**Data lines**

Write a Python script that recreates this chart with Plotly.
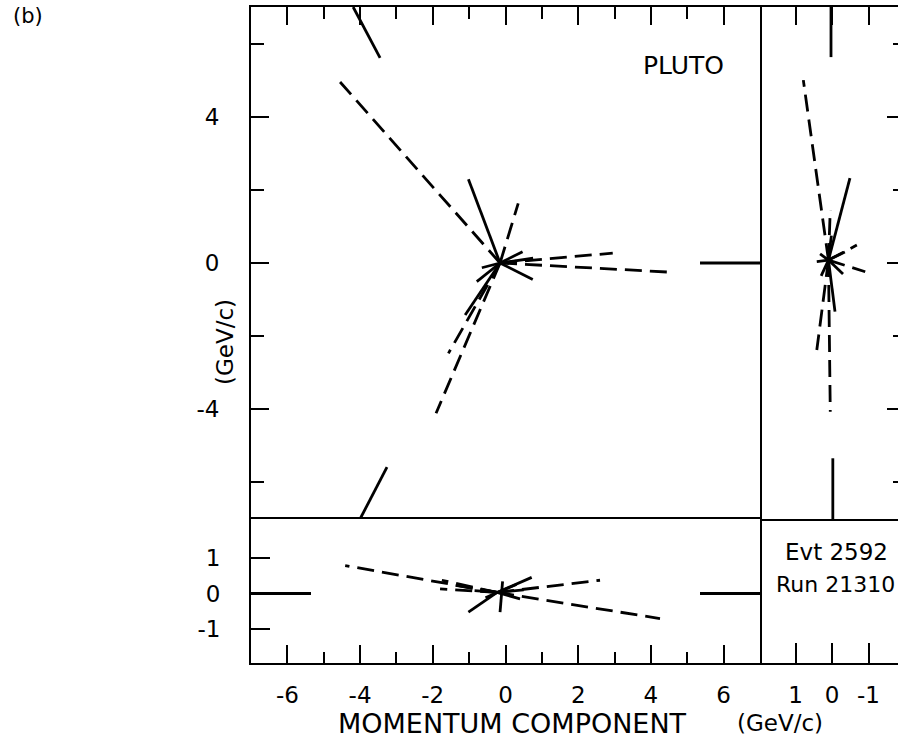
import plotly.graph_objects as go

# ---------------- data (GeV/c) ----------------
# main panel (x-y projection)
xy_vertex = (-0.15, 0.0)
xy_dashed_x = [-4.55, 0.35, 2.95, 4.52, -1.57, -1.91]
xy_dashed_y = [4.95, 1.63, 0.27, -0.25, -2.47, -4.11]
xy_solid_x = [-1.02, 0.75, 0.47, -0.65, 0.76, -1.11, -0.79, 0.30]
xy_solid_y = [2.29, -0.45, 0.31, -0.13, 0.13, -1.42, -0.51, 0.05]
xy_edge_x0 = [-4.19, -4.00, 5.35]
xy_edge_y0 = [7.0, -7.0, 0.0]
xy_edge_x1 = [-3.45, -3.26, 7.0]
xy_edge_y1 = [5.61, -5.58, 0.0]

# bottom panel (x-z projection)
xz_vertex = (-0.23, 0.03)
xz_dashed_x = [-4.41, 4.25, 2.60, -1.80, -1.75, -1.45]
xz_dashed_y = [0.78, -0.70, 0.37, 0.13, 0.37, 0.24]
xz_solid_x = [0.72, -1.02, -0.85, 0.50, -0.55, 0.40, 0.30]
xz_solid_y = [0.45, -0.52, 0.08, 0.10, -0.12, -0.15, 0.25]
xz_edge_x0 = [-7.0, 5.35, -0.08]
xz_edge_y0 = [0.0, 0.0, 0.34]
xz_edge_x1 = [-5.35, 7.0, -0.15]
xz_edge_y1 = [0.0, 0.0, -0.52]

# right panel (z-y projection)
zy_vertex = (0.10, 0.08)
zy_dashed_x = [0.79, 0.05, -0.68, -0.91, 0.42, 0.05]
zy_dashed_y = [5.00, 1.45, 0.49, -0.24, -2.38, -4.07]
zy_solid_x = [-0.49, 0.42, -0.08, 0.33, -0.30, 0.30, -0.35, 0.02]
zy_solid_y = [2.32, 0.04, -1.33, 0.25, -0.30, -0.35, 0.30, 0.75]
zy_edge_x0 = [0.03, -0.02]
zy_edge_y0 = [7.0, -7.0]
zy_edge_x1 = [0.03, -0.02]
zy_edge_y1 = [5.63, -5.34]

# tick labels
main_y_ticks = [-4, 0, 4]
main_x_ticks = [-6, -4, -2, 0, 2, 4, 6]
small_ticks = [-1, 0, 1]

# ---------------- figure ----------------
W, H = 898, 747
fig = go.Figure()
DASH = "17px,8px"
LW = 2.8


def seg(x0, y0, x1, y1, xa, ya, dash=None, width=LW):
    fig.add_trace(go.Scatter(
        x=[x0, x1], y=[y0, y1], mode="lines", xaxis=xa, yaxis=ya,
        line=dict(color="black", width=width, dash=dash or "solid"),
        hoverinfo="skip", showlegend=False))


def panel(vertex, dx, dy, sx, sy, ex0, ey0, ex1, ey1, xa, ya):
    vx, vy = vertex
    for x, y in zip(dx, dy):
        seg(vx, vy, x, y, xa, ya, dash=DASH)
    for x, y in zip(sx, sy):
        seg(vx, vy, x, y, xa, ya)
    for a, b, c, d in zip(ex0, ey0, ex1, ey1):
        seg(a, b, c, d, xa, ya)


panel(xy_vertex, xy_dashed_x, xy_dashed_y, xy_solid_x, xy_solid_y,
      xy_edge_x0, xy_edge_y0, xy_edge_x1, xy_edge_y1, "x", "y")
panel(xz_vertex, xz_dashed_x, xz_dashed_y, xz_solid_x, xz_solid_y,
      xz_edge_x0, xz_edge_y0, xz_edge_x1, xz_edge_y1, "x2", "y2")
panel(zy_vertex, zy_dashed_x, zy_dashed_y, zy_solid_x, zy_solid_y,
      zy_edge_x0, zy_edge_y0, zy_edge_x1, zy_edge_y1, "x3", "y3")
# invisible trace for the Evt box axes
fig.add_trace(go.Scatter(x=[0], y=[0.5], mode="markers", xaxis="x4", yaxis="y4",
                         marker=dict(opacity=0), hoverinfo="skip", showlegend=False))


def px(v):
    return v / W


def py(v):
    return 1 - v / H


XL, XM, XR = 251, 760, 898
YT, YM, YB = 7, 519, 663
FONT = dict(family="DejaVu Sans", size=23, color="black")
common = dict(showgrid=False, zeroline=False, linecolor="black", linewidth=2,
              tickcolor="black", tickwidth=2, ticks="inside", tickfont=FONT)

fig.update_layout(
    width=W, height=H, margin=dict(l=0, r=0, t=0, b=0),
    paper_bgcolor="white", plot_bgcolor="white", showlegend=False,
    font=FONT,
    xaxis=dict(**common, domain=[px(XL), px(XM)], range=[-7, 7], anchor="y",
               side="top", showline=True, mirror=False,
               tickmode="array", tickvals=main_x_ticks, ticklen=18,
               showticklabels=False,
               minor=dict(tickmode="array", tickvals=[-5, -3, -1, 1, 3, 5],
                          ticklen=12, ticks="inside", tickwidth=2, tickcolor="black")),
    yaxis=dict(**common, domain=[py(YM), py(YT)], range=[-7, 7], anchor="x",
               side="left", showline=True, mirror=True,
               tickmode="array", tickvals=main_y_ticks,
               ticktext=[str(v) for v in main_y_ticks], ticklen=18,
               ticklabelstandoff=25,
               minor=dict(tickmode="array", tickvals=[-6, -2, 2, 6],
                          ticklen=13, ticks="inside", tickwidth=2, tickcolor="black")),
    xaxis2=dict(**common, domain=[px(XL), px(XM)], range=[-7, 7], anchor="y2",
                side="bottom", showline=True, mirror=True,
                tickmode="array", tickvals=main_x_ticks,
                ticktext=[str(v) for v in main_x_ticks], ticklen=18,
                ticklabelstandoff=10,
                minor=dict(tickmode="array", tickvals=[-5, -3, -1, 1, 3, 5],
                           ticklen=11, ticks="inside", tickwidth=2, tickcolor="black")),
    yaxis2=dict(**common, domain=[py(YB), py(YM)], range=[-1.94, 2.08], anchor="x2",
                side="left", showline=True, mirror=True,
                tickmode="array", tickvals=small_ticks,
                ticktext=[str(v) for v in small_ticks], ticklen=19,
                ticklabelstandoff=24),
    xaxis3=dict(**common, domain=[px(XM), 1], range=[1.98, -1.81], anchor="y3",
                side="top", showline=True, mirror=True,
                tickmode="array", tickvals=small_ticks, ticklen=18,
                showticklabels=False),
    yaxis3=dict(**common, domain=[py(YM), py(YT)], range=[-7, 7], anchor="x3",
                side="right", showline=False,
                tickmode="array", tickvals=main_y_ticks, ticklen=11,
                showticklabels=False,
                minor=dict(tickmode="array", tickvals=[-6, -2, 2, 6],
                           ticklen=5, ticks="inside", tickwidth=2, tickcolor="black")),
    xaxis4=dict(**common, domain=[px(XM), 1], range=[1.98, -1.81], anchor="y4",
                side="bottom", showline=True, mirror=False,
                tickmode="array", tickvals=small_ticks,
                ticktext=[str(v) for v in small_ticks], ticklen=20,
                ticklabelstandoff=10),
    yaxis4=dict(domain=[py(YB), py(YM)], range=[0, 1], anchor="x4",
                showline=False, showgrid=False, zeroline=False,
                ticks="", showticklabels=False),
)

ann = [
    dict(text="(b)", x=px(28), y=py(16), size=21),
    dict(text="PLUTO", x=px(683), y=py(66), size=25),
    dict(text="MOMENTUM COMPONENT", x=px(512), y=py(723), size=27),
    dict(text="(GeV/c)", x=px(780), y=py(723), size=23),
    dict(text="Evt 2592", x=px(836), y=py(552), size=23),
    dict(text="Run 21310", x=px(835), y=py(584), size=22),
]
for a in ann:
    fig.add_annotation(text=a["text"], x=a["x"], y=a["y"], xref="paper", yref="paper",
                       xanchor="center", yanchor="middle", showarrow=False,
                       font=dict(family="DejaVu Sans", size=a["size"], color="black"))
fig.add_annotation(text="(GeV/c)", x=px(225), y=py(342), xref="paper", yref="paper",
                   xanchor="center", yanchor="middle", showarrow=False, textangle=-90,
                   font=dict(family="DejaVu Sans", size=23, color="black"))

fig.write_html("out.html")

**What the task asks**
Leave out the pictures and restate, word for word, the lines from the top of the data through the line containing "xz_edge_y1 = [0.0, 0.0, -0.52]", both included.

**Completed task**
Write a Python script that recreates this chart with Plotly.
import plotly.graph_objects as go

# ---------------- data (GeV/c) ----------------
# main panel (x-y projection)
xy_vertex = (-0.15, 0.0)
xy_dashed_x = [-4.55, 0.35, 2.95, 4.52, -1.57, -1.91]
xy_dashed_y = [4.95, 1.63, 0.27, -0.25, -2.47, -4.11]
xy_solid_x = [-1.02, 0.75, 0.47, -0.65, 0.76, -1.11, -0.79, 0.30]
xy_solid_y = [2.29, -0.45, 0.31, -0.13, 0.13, -1.42, -0.51, 0.05]
xy_edge_x0 = [-4.19, -4.00, 5.35]
xy_edge_y0 = [7.0, -7.0, 0.0]
xy_edge_x1 = [-3.45, -3.26, 7.0]
xy_edge_y1 = [5.61, -5.58, 0.0]

# bottom panel (x-z projection)
xz_vertex = (-0.23, 0.03)
xz_dashed_x = [-4.41, 4.25, 2.60, -1.80, -1.75, -1.45]
xz_dashed_y = [0.78, -0.70, 0.37, 0.13, 0.37, 0.24]
xz_solid_x = [0.72, -1.02, -0.85, 0.50, -0.55, 0.40, 0.30]
xz_solid_y = [0.45, -0.52, 0.08, 0.10, -0.12, -0.15, 0.25]
xz_edge_x0 = [-7.0, 5.35, -0.08]
xz_edge_y0 = [0.0, 0.0, 0.34]
xz_edge_x1 = [-5.35, 7.0, -0.15]
xz_edge_y1 = [0.0, 0.0, -0.52]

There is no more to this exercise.